[Lines of data]
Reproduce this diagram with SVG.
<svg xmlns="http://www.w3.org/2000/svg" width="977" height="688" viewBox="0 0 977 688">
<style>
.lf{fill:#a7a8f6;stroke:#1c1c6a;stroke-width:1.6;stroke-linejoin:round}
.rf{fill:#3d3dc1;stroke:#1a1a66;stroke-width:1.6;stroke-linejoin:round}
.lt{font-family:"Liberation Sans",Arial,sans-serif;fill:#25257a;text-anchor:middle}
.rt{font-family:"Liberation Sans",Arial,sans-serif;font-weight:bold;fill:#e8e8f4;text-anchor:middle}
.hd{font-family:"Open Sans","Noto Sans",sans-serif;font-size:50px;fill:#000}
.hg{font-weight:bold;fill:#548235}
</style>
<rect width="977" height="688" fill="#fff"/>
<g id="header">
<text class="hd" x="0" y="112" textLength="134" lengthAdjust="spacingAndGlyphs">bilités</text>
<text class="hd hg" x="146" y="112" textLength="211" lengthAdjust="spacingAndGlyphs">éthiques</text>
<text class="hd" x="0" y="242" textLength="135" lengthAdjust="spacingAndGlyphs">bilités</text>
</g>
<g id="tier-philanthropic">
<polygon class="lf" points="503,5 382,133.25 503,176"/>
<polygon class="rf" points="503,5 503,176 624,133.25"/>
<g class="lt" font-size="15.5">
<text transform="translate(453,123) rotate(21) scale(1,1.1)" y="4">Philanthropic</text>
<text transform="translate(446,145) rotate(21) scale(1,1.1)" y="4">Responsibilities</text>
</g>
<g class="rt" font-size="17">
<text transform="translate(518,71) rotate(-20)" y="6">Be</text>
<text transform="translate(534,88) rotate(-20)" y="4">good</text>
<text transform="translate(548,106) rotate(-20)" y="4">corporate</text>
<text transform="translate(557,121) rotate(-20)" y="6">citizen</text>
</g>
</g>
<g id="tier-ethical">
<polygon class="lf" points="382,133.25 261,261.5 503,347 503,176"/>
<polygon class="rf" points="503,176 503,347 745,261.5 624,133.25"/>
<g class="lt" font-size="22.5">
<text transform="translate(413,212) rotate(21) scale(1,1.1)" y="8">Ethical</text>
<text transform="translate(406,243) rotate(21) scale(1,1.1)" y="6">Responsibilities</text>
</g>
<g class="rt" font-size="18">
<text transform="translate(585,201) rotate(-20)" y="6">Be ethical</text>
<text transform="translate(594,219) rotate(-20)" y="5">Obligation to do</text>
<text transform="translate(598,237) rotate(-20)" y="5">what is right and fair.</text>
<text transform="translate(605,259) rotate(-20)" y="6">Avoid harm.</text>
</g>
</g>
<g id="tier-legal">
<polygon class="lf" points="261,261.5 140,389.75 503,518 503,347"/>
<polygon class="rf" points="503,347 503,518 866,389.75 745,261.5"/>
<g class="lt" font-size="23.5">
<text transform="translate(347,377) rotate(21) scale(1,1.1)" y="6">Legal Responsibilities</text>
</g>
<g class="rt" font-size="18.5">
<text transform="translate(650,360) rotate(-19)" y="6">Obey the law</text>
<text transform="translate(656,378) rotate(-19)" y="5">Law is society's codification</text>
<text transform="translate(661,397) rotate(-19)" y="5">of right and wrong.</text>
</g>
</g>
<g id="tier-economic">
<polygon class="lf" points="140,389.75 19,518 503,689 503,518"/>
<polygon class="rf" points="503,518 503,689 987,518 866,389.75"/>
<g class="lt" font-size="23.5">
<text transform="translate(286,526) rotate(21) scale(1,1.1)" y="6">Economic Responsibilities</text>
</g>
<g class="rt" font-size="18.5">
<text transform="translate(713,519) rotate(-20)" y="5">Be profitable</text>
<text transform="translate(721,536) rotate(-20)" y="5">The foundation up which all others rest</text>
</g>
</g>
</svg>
...
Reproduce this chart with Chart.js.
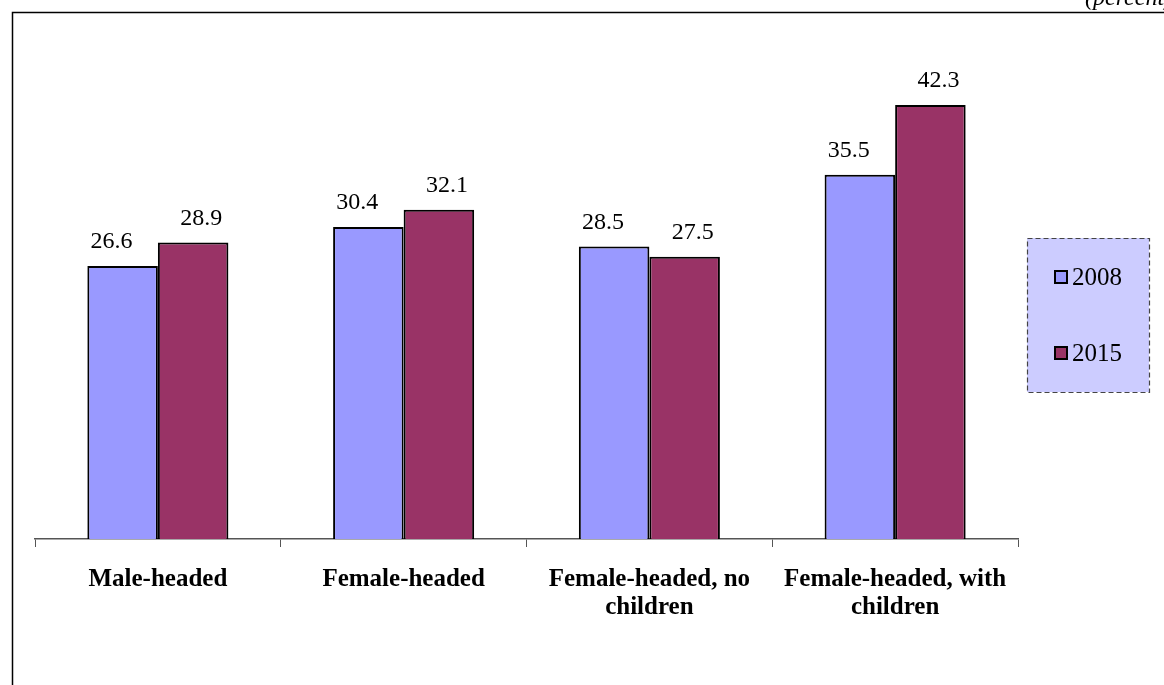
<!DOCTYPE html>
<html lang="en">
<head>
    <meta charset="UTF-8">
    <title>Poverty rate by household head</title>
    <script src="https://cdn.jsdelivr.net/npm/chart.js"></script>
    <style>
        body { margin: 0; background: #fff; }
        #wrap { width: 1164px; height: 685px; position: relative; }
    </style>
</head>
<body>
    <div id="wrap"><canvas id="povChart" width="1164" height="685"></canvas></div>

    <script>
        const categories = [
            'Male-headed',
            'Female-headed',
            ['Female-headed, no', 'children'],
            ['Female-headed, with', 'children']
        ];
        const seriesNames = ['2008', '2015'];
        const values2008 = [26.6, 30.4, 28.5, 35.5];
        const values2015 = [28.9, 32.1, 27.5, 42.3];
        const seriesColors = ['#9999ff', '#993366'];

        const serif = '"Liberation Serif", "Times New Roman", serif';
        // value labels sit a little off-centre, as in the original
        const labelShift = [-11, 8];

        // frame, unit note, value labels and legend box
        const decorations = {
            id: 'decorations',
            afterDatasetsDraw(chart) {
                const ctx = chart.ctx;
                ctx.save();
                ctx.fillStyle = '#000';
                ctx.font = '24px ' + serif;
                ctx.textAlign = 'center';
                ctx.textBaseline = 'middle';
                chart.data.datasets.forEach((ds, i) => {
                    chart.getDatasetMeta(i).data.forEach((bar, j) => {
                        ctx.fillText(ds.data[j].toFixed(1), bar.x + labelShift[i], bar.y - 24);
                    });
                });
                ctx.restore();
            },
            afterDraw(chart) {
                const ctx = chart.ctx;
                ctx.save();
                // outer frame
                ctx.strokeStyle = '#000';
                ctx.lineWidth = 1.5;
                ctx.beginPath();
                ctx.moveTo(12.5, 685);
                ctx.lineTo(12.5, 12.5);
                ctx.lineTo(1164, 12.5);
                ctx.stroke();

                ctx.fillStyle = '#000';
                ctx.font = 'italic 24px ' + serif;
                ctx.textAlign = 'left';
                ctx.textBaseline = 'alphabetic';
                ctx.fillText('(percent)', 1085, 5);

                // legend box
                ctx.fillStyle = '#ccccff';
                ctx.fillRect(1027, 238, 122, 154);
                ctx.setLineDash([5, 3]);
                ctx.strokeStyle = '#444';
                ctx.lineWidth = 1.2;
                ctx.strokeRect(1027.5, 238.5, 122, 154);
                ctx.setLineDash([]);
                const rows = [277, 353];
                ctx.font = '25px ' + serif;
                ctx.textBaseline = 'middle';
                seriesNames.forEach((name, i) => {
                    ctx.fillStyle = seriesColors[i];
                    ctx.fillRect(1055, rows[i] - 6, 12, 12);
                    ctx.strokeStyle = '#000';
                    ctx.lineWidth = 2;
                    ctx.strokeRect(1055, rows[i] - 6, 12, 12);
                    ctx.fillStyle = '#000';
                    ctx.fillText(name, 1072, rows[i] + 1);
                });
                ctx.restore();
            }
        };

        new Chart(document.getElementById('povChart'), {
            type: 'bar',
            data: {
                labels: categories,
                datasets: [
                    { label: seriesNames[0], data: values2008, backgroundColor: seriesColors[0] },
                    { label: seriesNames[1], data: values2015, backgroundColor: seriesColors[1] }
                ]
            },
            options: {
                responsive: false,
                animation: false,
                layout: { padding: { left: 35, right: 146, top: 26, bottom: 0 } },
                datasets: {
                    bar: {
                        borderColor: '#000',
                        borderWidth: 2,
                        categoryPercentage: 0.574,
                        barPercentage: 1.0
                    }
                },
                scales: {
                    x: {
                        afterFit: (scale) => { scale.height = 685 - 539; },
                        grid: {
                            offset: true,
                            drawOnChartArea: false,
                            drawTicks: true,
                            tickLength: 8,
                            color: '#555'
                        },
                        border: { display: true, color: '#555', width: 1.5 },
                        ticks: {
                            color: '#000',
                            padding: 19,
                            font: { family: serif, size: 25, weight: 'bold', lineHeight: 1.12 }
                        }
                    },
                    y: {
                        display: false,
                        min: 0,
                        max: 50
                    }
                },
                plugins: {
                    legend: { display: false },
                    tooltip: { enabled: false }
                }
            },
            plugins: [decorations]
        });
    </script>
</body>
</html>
==
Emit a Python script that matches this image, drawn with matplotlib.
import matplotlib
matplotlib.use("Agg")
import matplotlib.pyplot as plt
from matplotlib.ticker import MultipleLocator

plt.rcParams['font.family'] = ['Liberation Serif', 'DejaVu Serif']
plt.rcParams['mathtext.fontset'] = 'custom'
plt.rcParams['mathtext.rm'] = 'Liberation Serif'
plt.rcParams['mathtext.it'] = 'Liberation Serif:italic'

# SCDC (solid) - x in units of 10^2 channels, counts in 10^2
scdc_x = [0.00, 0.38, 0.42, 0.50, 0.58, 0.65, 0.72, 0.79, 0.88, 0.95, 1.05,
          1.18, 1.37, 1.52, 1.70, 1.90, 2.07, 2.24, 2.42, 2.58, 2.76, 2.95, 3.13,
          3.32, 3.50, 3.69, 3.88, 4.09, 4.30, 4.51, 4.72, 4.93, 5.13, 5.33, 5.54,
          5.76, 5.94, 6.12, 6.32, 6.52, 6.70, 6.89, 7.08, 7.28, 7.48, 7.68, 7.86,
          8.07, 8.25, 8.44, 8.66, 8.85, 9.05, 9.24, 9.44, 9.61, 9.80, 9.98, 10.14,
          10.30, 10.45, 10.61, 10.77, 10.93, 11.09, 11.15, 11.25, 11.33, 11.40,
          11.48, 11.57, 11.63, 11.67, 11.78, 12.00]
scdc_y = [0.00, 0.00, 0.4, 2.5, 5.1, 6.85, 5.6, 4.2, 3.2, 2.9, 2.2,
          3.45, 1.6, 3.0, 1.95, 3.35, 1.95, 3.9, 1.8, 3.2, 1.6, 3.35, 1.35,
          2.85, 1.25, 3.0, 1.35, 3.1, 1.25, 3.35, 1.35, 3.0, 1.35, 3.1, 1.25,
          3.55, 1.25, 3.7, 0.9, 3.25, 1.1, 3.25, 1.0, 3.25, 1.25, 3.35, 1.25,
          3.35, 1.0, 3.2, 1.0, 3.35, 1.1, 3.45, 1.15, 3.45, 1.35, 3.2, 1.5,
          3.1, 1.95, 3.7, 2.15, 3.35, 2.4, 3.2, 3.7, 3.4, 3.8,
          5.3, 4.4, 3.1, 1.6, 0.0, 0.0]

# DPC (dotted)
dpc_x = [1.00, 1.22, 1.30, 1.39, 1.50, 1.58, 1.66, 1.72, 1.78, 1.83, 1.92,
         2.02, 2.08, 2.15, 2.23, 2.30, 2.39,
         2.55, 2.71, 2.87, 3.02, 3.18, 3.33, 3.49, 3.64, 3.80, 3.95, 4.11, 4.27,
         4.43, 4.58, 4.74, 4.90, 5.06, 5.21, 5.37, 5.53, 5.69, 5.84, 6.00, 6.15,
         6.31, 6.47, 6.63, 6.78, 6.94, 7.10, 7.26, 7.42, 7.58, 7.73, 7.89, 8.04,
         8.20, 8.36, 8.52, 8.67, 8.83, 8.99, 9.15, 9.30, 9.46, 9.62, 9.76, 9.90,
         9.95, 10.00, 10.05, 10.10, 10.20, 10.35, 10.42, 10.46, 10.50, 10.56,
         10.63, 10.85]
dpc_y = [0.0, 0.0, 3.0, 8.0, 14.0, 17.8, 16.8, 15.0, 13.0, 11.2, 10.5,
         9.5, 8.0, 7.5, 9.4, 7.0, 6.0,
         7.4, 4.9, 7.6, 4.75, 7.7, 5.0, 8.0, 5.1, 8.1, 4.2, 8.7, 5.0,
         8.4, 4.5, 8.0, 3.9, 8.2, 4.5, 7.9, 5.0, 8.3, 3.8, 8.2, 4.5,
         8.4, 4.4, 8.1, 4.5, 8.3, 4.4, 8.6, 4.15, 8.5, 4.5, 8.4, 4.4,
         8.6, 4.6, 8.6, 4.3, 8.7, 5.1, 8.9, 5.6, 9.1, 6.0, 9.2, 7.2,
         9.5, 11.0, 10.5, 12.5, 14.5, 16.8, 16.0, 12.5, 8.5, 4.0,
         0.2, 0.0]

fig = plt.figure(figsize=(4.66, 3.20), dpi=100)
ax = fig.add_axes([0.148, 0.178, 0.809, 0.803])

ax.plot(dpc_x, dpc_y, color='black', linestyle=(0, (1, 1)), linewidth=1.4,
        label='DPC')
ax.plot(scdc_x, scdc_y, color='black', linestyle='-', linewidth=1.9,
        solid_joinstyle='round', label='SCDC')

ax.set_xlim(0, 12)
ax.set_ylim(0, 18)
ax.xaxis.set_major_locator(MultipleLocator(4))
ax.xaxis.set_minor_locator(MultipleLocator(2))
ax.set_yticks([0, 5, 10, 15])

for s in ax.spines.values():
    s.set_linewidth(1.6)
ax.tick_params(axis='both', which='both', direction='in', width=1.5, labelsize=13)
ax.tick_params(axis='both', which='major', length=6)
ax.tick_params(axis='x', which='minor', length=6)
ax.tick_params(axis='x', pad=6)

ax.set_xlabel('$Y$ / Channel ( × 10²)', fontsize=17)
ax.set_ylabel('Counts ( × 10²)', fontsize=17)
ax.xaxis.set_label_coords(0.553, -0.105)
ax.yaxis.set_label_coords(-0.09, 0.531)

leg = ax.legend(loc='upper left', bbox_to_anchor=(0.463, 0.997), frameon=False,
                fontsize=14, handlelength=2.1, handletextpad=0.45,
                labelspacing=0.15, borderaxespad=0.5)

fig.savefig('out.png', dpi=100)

> [THE PROBLEM]:
Of the lines above, extract only those from the line with "Emit a Python" to the line with "5.3, 4.4, 3.1, 1.6, 0.0, 0.0]", both included, exactly as written.

> [RESPONSE BELOW]:
Emit a Python script that matches this image, drawn with matplotlib.
import matplotlib
matplotlib.use("Agg")
import matplotlib.pyplot as plt
from matplotlib.ticker import MultipleLocator

plt.rcParams['font.family'] = ['Liberation Serif', 'DejaVu Serif']
plt.rcParams['mathtext.fontset'] = 'custom'
plt.rcParams['mathtext.rm'] = 'Liberation Serif'
plt.rcParams['mathtext.it'] = 'Liberation Serif:italic'

# SCDC (solid) - x in units of 10^2 channels, counts in 10^2
scdc_x = [0.00, 0.38, 0.42, 0.50, 0.58, 0.65, 0.72, 0.79, 0.88, 0.95, 1.05,
          1.18, 1.37, 1.52, 1.70, 1.90, 2.07, 2.24, 2.42, 2.58, 2.76, 2.95, 3.13,
          3.32, 3.50, 3.69, 3.88, 4.09, 4.30, 4.51, 4.72, 4.93, 5.13, 5.33, 5.54,
          5.76, 5.94, 6.12, 6.32, 6.52, 6.70, 6.89, 7.08, 7.28, 7.48, 7.68, 7.86,
          8.07, 8.25, 8.44, 8.66, 8.85, 9.05, 9.24, 9.44, 9.61, 9.80, 9.98, 10.14,
          10.30, 10.45, 10.61, 10.77, 10.93, 11.09, 11.15, 11.25, 11.33, 11.40,
          11.48, 11.57, 11.63, 11.67, 11.78, 12.00]
scdc_y = [0.00, 0.00, 0.4, 2.5, 5.1, 6.85, 5.6, 4.2, 3.2, 2.9, 2.2,
          3.45, 1.6, 3.0, 1.95, 3.35, 1.95, 3.9, 1.8, 3.2, 1.6, 3.35, 1.35,
          2.85, 1.25, 3.0, 1.35, 3.1, 1.25, 3.35, 1.35, 3.0, 1.35, 3.1, 1.25,
          3.55, 1.25, 3.7, 0.9, 3.25, 1.1, 3.25, 1.0, 3.25, 1.25, 3.35, 1.25,
          3.35, 1.0, 3.2, 1.0, 3.35, 1.1, 3.45, 1.15, 3.45, 1.35, 3.2, 1.5,
          3.1, 1.95, 3.7, 2.15, 3.35, 2.4, 3.2, 3.7, 3.4, 3.8,
          5.3, 4.4, 3.1, 1.6, 0.0, 0.0]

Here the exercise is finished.